The NDP campaign platform vows to decriminalize possession of small amounts of illegal drugs and create a safe supply of alternatives to toxic street drugs.

It also pledges to declare the opioid crisis a public health emergency, support overdose prevention sites and expand access to addiction treatment. The party would also launch an investigation into the role drug companies played in fanning the opioid crisis.

Green Party candidate Chanté White blamed the epidemic on “a few greedy and opportunistic drug companies [that] marketed their drugs, knowingly making people become addicts.” She said her party would “lift people out of addiction” by channelling money currently spent on enforcement of drug laws into mental health and addiction treatment. Her party’s platform also calls for illicit drugs to be regulated, as is now the case with cannabis. 

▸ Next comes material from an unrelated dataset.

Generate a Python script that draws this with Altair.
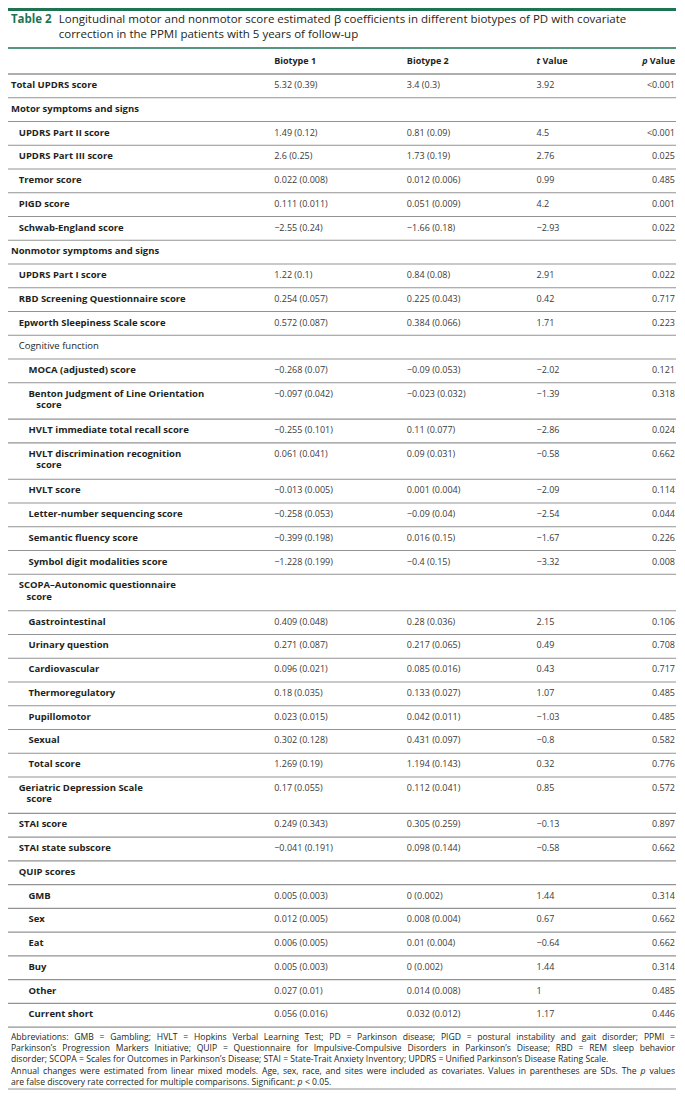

Ferreri suggested there should be some leniency around drug possession, but stopped short of calling for decriminalization. “We don’t need to punish people who are suffering, we need to support them,” she said, echoing the words of her party leader. But O’Toole has said the matter should be left to “judicial discretion.” 

Monsef said her party is open to working with individual jurisdictions that want to decriminalize illegal drugs within their borders. “We are already working with provinces like B.C. who have said ‘we want to decriminalize,’ and if there are provinces like Ontario who want to move ahead, we’re going to do so carefully with science and evidence and compassion as the key components of our steps forward,” she said. (B.C. Premier John Horgan called on the federal government to decriminalize simple possession in an open letter last year). 

The Liberals would also amend the Criminal Code to repeal relevant mandatory minimum penalties for drug-related offences.

Lawton said the People’s Party is opposed to decriminalization. He said doing so would “normalize” addiction, not help people “break free from” it.

Independent candidate Bob Bowers said laws around street drugs should be the same as those around cannabis, alcohol and cigarettes.

With files from Ayesha Barmania and Will Pearson.